Nyusi was speaking at the opening of a two day meeting of the Coordinating Council of the Foreign Ministry, which is being held under the theme “The Experience and Contribution of Mozambican Diplomacy to Better Respond to the Challenges of the Current National and International Conjuncture”.
The President urged diplomats to seek innovative ways of diversifying mutually advantageous partnerships, with an impact in the short, medium and long term.
He recommended that Mozambique’s diplomatic missions abroad should transmit the message of the efforts and measures the government has been implementing so that the country retains credibility in the world economy.
“It is urgent to regain the trust of our cooperation partners”, stressed Nyusi. “Mozambique must continue to be a partner that offers stability for the flourishing of foreign investment.

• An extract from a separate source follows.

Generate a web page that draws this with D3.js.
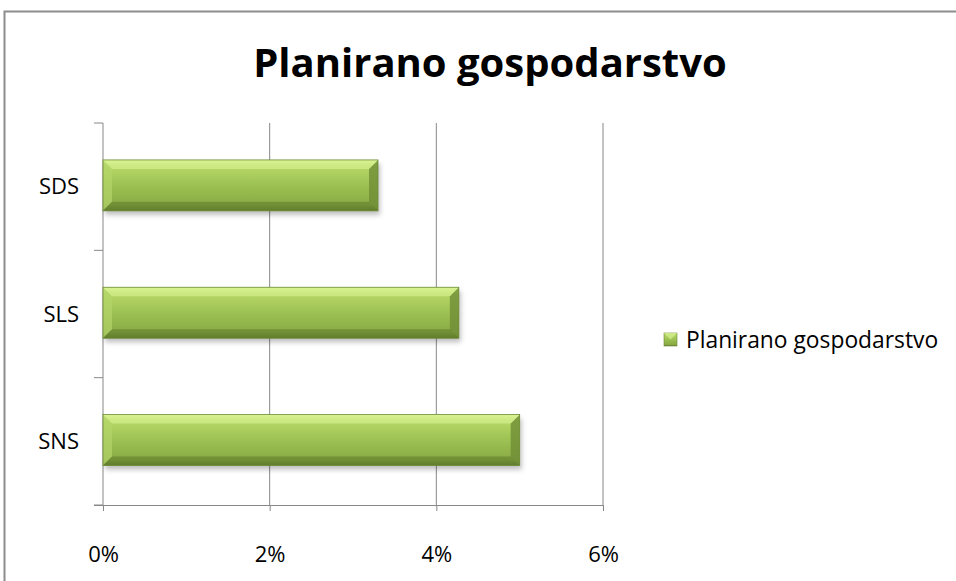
<!DOCTYPE html>
<html>
<head>
<meta charset="utf-8">
<script src="https://d3js.org/d3.v7.min.js"></script>
<style>
    body { margin: 0; background: #fff; }
    text { font-family: "Open Sans", "Noto Sans", sans-serif; fill: #000; }
    .axis path, .axis line { stroke: #888; }
</style>
</head>
<body>
<script>
    // data
    let categories = ["SDS", "SLS", "SNS"];
    let values = [0.033, 0.0427, 0.05];
    let xTicks = [0, 0.02, 0.04, 0.06];
    let seriesName = "Planirano gospodarstvo";
    let title = "Planirano gospodarstvo";

    let W = 956, H = 581;
    let plotLeft = 103, plotRight = 603, plotTop = 123, plotBottom = 505;

    let svg = d3.select("body").append("svg")
        .attr("width", W)
        .attr("height", H);

    let defs = svg.append("defs");
    let grad = defs.append("linearGradient")
        .attr("id", "barGrad")
        .attr("x1", 0).attr("y1", 0).attr("x2", 0).attr("y2", 1);
    grad.append("stop").attr("offset", "0%").attr("stop-color", "#d5f08a");
    grad.append("stop").attr("offset", "12%").attr("stop-color", "#b7d867");
    grad.append("stop").attr("offset", "50%").attr("stop-color", "#9dc153");
    grad.append("stop").attr("offset", "88%").attr("stop-color", "#8aab45");
    grad.append("stop").attr("offset", "100%").attr("stop-color", "#657f30");

    let shadow = defs.append("filter").attr("id", "shadow")
        .attr("x", "-5%").attr("y", "-20%").attr("width", "115%").attr("height", "160%");
    shadow.append("feDropShadow")
        .attr("dx", 2).attr("dy", 4).attr("stdDeviation", 2.5)
        .attr("flood-color", "#000").attr("flood-opacity", 0.25);

    // frame
    svg.append("rect")
        .attr("x", 4.5).attr("y", 11.5)
        .attr("width", W + 20).attr("height", H + 20)
        .attr("fill", "none").attr("stroke", "#8c8c8c").attr("stroke-width", 2);

    svg.append("text")
        .attr("x", 490).attr("y", 77)
        .attr("text-anchor", "middle")
        .style("font-size", "40px")
        .style("font-weight", "bold")
        .text(title);

    let x = d3.scaleLinear().domain([0, 0.06]).range([plotLeft, plotRight]);
    let y = d3.scaleBand().domain(categories).range([plotTop, plotBottom]);

    // gridlines
    svg.append("g")
        .selectAll("line")
        .data(xTicks.slice(1))
        .join("line")
        .attr("x1", d => x(d)).attr("x2", d => x(d))
        .attr("y1", plotTop).attr("y2", plotBottom)
        .attr("stroke", "#888").attr("stroke-width", 1);

    let xAxis = d3.axisBottom(x).tickValues(xTicks)
        .tickFormat(d3.format(".0%")).tickSize(6).tickSizeOuter(0);
    let gx = svg.append("g")
        .attr("class", "axis")
        .attr("transform", "translate(0," + plotBottom + ")")
        .call(xAxis);
    gx.selectAll("text").style("font-size", "22px").attr("y", 49).attr("dy", "0.35em");
    gx.select(".domain").attr("d", "M" + (plotLeft - 9) + ",0.5H" + plotRight);

    // y axis, ticks on band edges
    let yEdges = categories.map(c => y(c)).concat([plotBottom]);
    let gy = svg.append("g").attr("class", "axis");
    gy.append("line")
        .attr("x1", plotLeft).attr("x2", plotLeft)
        .attr("y1", plotTop).attr("y2", plotBottom);
    gy.selectAll(".edge")
        .data(yEdges)
        .join("line")
        .attr("class", "edge")
        .attr("x1", plotLeft - 9).attr("x2", plotLeft)
        .attr("y1", d => d).attr("y2", d => d);
    gy.selectAll("text")
        .data(categories)
        .join("text")
        .attr("x", 79)
        .attr("y", d => y(d) + y.bandwidth() / 2)
        .attr("dy", "0.35em")
        .attr("text-anchor", "end")
        .style("font-size", "22px")
        .text(d => d);

    // bars
    let bh = y.bandwidth() * 0.4;
    let bars = svg.append("g")
        .selectAll("g")
        .data(categories.map((c, i) => ({cat: c, val: values[i]})))
        .join("g")
        .attr("transform", d => "translate(" + x(0) + "," + (y(d.cat) + y.bandwidth() * 0.29) + ")");

    bars.append("rect")
        .attr("width", d => x(d.val) - x(0))
        .attr("height", bh)
        .attr("fill", "url(#barGrad)")
        .attr("filter", "url(#shadow)");

    // bevel edges
    let bev = 9;
    bars.append("path")
        .attr("d", d => "M0,0L" + bev + "," + bev + "V" + (bh - bev) + "L0," + bh + "Z")
        .attr("fill", "#b3d46a").attr("opacity", 0.7);
    bars.append("path")
        .attr("d", d => {
            let w = x(d.val) - x(0);
            return "M" + w + ",0L" + (w - bev) + "," + bev + "V" + (bh - bev) + "L" + w + "," + bh + "Z";
        })
        .attr("fill", "#6f8d36").attr("opacity", 0.8);
    bars.append("path")
        .attr("d", d => {
            let w = x(d.val) - x(0);
            return "M0,0H" + w + "L" + (w - bev) + "," + bev + "H" + bev + "Z";
        })
        .attr("fill", "#dcf599").attr("opacity", 0.55);
    bars.append("path")
        .attr("d", d => {
            let w = x(d.val) - x(0);
            return "M0," + bh + "H" + w + "L" + (w - bev) + "," + (bh - bev) + "H" + bev + "Z";
        })
        .attr("fill", "#5d7a2a").attr("opacity", 0.55);
    bars.append("rect")
        .attr("width", d => x(d.val) - x(0))
        .attr("height", bh)
        .attr("fill", "none")
        .attr("stroke", "#6d8a35").attr("stroke-width", 0.8);

    // legend
    let lg = svg.append("g").attr("transform", "translate(664,333)");
    lg.append("rect").attr("width", 13).attr("height", 13)
        .attr("fill", "url(#barGrad)").attr("stroke", "#6d8a35").attr("stroke-width", 0.6);
    lg.append("path").attr("d", "M0,0H13L6.5,6.5Z").attr("fill", "#dcf599").attr("opacity", 0.6);
    lg.append("text")
        .attr("x", 22).attr("y", 7).attr("dy", "0.35em")
        .style("font-size", "22.8px")
        .text(seriesName);
</script>
</body>
</html>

Our efforts to guarantee a lasting peace and a continual flourishing of democracy and the rule of law should be projected to our friends and partners in the outside world”.
To project this image of trust, he continued, the diplomats should base themselves on such factors as the stability of Mozambican institutions, the regularity of democratic processes such as elections, and the recent discoveries of natural resources.
The definitive cessation of hostilities between the defence and security forces and the Renamo rebels is a priority in the short term, stressed Nyusi. This was a message of peace and hope that Mozambican diplomacy should take to the world.
The President took the opportunity to urge Foreign Ministry staff to avoid acts of corruption and to ensure responsible and rational management of financial resources and other assets.
Two former Mozambican ambassadors, to Moscow and to Washington, Bernardo Xerinda and Amelia Sumbana, were charged with financial crimes last year by the Central Office for the Fight against Corruption (GCCC), but their cases have yet to come to trial.
But the main reason why Mozambique lost the trust of international partners was the illicit borrowing under the previous government, headed by President Armando Guebuza.
The Guebuza government issued illegal guarantees for loans of over two billion US dollars from the European banks Credit Suisse and VTB of Russia to three security-related companies, which added 20 per cent to the country’s foreign debt. When the scale of this borrowing became public knowledge in April 2016, the International Monetary Fund (IMF) accused the Mozambican government of concealing the true size of the country’s debt, and suspended its programme with Mozambique.
Other partners followed suit, and the 14 donors who once provided direct support to the Mozambican state budget suspended all future disbursements. To date, that aid has not resumed.